A Trip to the CalAcademy of Sciences Research Area

 

1 November 2004 – Scott, Merrie and I drove up to the CAS to meet Mor and Andreas.  There, we met Stan, who showed us around.

 

1:55pm -- Stan gave us a short presentation on what they do at the CAS.  The main science done at the CAS is Biological Taxonomy (classification and description of specimens and species).  There are way more specimens coming in than can be classified, so they have to pick and choose.

 

The CAS is part of many hundreds of natural history museums around the world, who collaborate for the good of science.

 

Their work on Biological Systematics is to study variation within and between species. 

Diagnostic – A vs. B.  How do we tell the difference between two species?

 

Phylogenetic – “Worms vs. Snakes”.  How do we classify them, even though at many levels they are similar.

 

~10 to 100 Million species yet to be discovered, mostly in rainforest and deep sea.

 

What they do

Collect

Process

           Preserve & Catalog

Study

           Observe & Analyze

Publication & Dissemination

They have their own proceedings which hold their research findings.

 

Nudibranchs
We then went up to meet at lady (S) who studied nudibranchs, in the invertebrate zoology and geology department.  Linnaeus studied nudibranchs (small sea slugs) in the late 1700’s.

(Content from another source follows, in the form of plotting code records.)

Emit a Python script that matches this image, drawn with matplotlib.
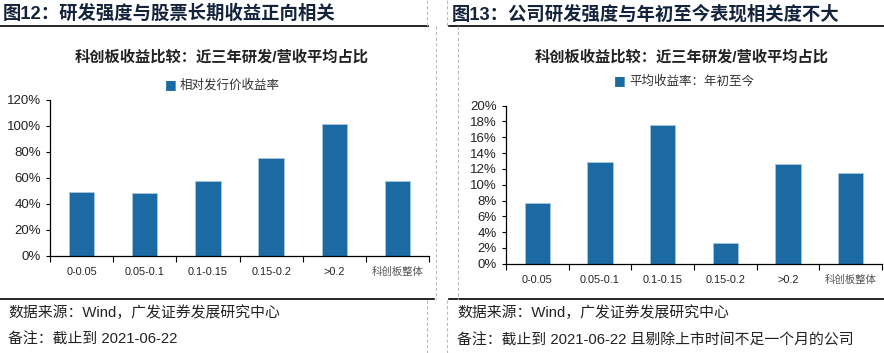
import matplotlib
matplotlib.use('Agg')
import matplotlib.pyplot as plt
from matplotlib.lines import Line2D
from matplotlib.ticker import FuncFormatter

plt.rcParams['font.family'] = ['Liberation Sans', 'Noto Sans CJK SC', 'DejaVu Sans']

# Data
categories = ['0-0.05', '0.05-0.1', '0.1-0.15', '0.15-0.2', '>0.2', '科创板整体']
ret_since_ipo = [49.0, 48.5, 57.4, 75.1, 101.5, 57.7]   # %
ret_ytd = [7.65, 12.85, 17.55, 2.62, 12.6, 11.48]        # %

headings = ['图12：研发强度与股票长期收益正向相关', '图13：公司研发强度与年初至今表现相关度不大']
chart_title = '科创板收益比较：近三年研发/营收平均占比'
legend_labels = ['相对发行价收益率', '平均收益率：年初至今']
source = '数据来源：Wind，广发证券发展研究中心'
notes = ['备注：截止到 2021-06-22', '备注：截止到 2021-06-22 且剔除上市时间不足一个月的公司']

W, H = 884, 353
bar_color = '#1B6AA3'
head_color = '#14233C'

fig = plt.figure(figsize=(W / 100, H / 100), dpi=100)


def fx(px):
    return px / W


def fy(py):
    return 1 - py / H


def draw_panel(x0, x1, axes_box, values, ymax, ystep, heading, legend_label, note, title_x, legend_x, legend_y):
    # heading + rule lines
    fig.text(fx(x0 + 3), fy(14), heading, fontsize=13.2, fontweight='bold',
             color=head_color, va='center', ha='left')
    fig.add_artist(Line2D([fx(x0), fx(x1)], [fy(26), fy(26)], color='black', lw=1.2))
    fig.add_artist(Line2D([fx(x0), fx(x1 + 6)], [fy(299), fy(299)], color='black', lw=1.2))

    # chart title and legend
    fig.text(fx(title_x), fy(57), chart_title, fontsize=11, fontweight='bold',
             color='#222222', ha='center', va='center')
    fig.text(fx(legend_x), fy(legend_y), '■', fontsize=9, color=bar_color,
             ha='right', va='center', family='DejaVu Sans')
    fig.text(fx(legend_x + 3), fy(legend_y), legend_label, fontsize=9, color='#333333',
             ha='left', va='center')

    # footer
    fig.text(fx(x0 + 8), fy(313), source, fontsize=10.7, color='#222222', va='center')
    fig.text(fx(x0 + 8), fy(340), note, fontsize=10.7, color='#222222', va='center')

    ax = fig.add_axes(axes_box)
    x = range(len(categories))
    ax.bar(x, values, width=0.4, color=bar_color, edgecolor='#A8C6DE', linewidth=0.6)
    ax.set_xlim(-0.5, len(categories) - 0.5)
    ax.set_ylim(0, ymax)
    ax.set_yticks([v for v in range(0, ymax + 1, ystep)])
    ax.yaxis.set_major_formatter(FuncFormatter(lambda v, p: f'{v:.0f}%'))
    ax.set_xticks(list(x))
    ax.set_xticklabels(categories, fontsize=7.8, color='#222222')
    ax.set_xticks([i - 0.5 for i in range(len(categories) + 1)], minor=True)
    ax.tick_params(axis='x', which='major', length=0, pad=8)
    ax.tick_params(axis='x', which='minor', length=4, direction='out', width=0.8)
    ax.tick_params(axis='y', length=3, width=0.8, labelsize=9.5, labelcolor='#222222')
    for s in ['top', 'right']:
        ax.spines[s].set_visible(False)
    for s in ['left', 'bottom']:
        ax.spines[s].set_linewidth(0.9)
    for lab in ax.get_xticklabels():
        if lab.get_text() == '科创板整体':
            lab.set_color('#555555')
            lab.set_fontsize(7.5)
    return ax


draw_panel(0, 428, [fx(50), fy(256), fx(379), (256 - 100) / H],
           ret_since_ipo, 120, 20, headings[0], legend_labels[0], notes[0], 222, 177, 85)
draw_panel(449, 884, [fx(506), fy(263.7), fx(376), (263.7 - 105.7) / H],
           ret_ytd, 20, 2, headings[1], legend_labels[1], notes[1], 682, 626, 81)

# dashed page separators
for xs, y0, y1 in [(427, 0, 26), (436, 26, 300), (427, 300, 353),
                   (447, 0, 26), (458, 26, 300), (447, 300, 353)]:
    fig.add_artist(Line2D([fx(xs), fx(xs)], [fy(y0), fy(y1)], color='#BBBBBB',
                          lw=0.8, ls=(0, (3, 2))))

fig.savefig('out.png', dpi=100)
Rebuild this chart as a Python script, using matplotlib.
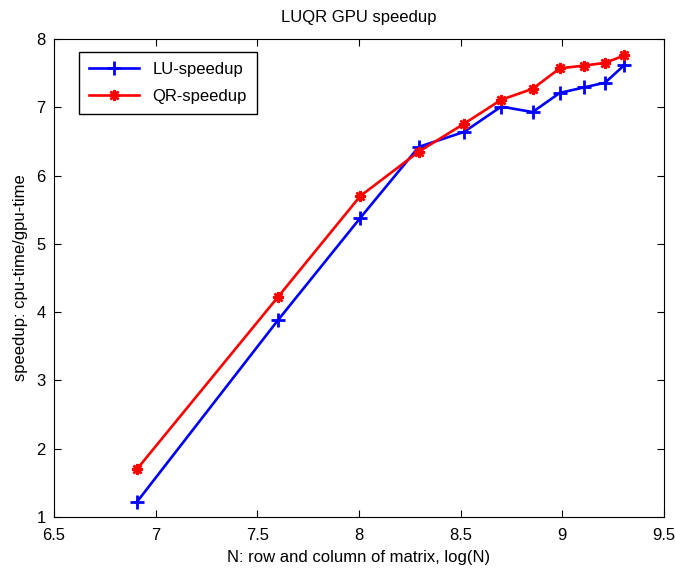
import matplotlib
matplotlib.use('Agg')
import matplotlib.pyplot as plt
import numpy as np

plt.rcParams['font.family'] = ['Liberation Sans', 'DejaVu Sans']

# matrix sizes, x axis is log(N)
N = [1000, 2000, 3000, 4000, 5000, 6000, 7000, 8000, 9000, 10000, 11000]
lu_speedup = [1.22, 3.88, 5.38, 6.42, 6.64, 7.01, 6.93, 7.21, 7.29, 7.36, 7.62]
qr_speedup = [1.70, 4.22, 5.70, 6.35, 6.76, 7.11, 7.27, 7.57, 7.61, 7.65, 7.76]

logN = np.log(N)

fig = plt.figure(figsize=(6.75, 5.7), dpi=100)
ax = fig.add_axes([0.08, 0.093, 0.9037, 0.8386])

ax.plot(logN, lu_speedup, color='#0000ff', linewidth=1.9, marker='+',
        markersize=10, markeredgewidth=2.0, label='LU-speedup')
ax.plot(logN, qr_speedup, color='#ff0000', linewidth=1.9, marker=(8, 2, 0),
        markersize=8, markeredgewidth=1.8, label='QR-speedup')

ax.set_xlim(6.5, 9.5)
ax.set_ylim(1, 8)
ax.set_xticks(np.arange(6.5, 9.51, 0.5))
ax.set_xticklabels(['6.5', '7', '7.5', '8', '8.5', '9', '9.5'])
ax.set_yticks(range(1, 9))
ax.tick_params(direction='in', top=True, right=True, labelsize=12, length=5)
ax.tick_params(axis='x', pad=8)
ax.tick_params(axis='y', pad=6)

ax.set_title('LUQR GPU speedup', fontsize=12, pad=12)
ax.set_xlabel('N: row and column of matrix, log(N)', fontsize=12, labelpad=5)
ax.set_ylabel('speedup: cpu-time/gpu-time', fontsize=12, labelpad=6)

leg = ax.legend(loc='upper left', bbox_to_anchor=(0.041, 0.973), fontsize=12,
                fancybox=False, framealpha=1, edgecolor='black',
                handlelength=3.0, borderpad=0.6, labelspacing=0.7,
                borderaxespad=0)
leg.get_frame().set_linewidth(1.0)

fig.savefig('out.png', dpi=100)
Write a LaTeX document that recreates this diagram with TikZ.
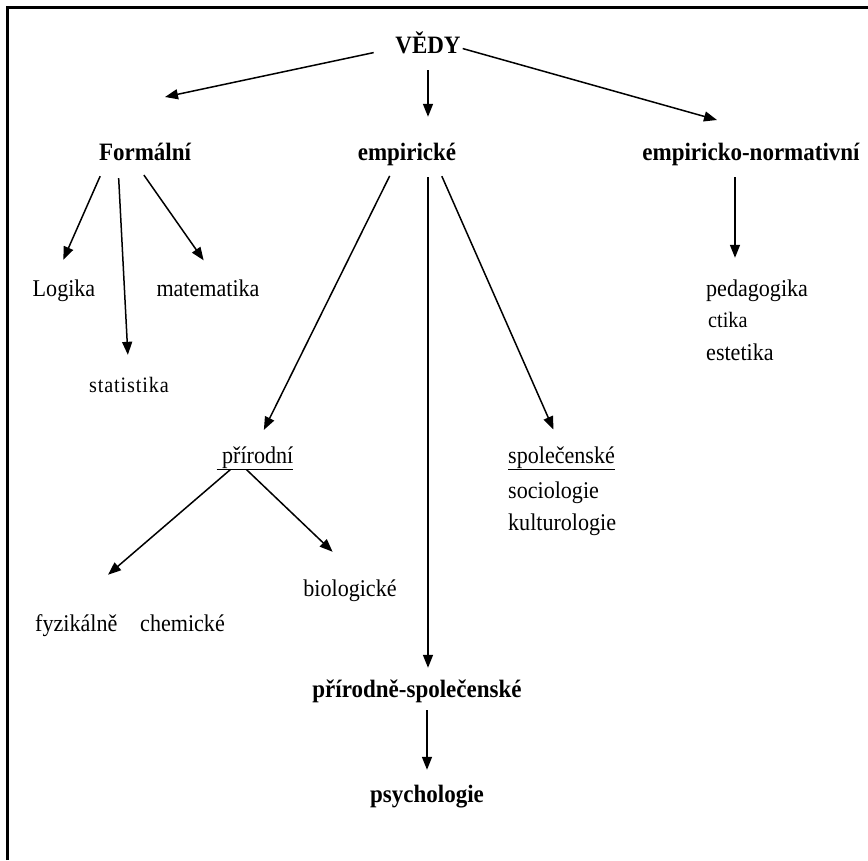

           What they do is dissect them (millimeter sized animals) and find characters to classify them.  Inventing and choosing characters to classify species is part of the intellectual work that these biologists do.  There are various contributions of nudibranch research, such as future cancer drugs.

 

Herpetology

Then we met a gentleman (B) who showed us their reptiles and amphibians department.  When new specimens come in, they are packaged in containers.  Each species gets a tag number and identification is written on (presumably water/alcohol proof) paper. 

           Their software database for cataloging the identification of the specimens does not log history.  If someone else comes and says that your ID was wrong, and renames the entry, then your input is lost.  In their herpetology hall, they get about 2 external visitors a month who’ll stay there for several days to research specimens.  He mentioned that sometimes, they find species that he doesn’t even know existed.  Many times, the interesting questions are similar to “Which characters, when flipped, cause ambiguity in species identification?”

 

Entomology

We visited Mr. J S, who showed us a room with 5 million insect specimens, stored in boxes, arranged by species.  Each box has colored dots to also indicate the geographical location of where the specimen was caught.

           We then went up to visit a lady who works on the AutoMontage system to take pictures of ants for AntWeb (google: antweb).  We talked about neotypes, holotypes, and paratypes.  For example, a holotype (http://en.wikipedia.org/wiki/Holotype) is the one specimen that “defines” the species.  If it is destroyed, a neotype is selected.  Paratypes define the range of the species, and Allotypes are the type of the opposite sex.

 

GIS Work
We then met a lady (M K) who works on making map visualizations of where amphibian specimens were caught.  They work in ArcGIS 9.  She showed us the field notes that were taken in their project in Myanmar. 

 

The Library

Last, we visited the library where they house really really old books.  We saw some of Tracy Storer’s handwritten field notes (Storer was a contemporary of Joseph Grinnell).  We also saw some really big books by the Audubon Society (a book of birds).

 

 

That was it.  We learned a lot, and had a lot of fun too.  Now, to research!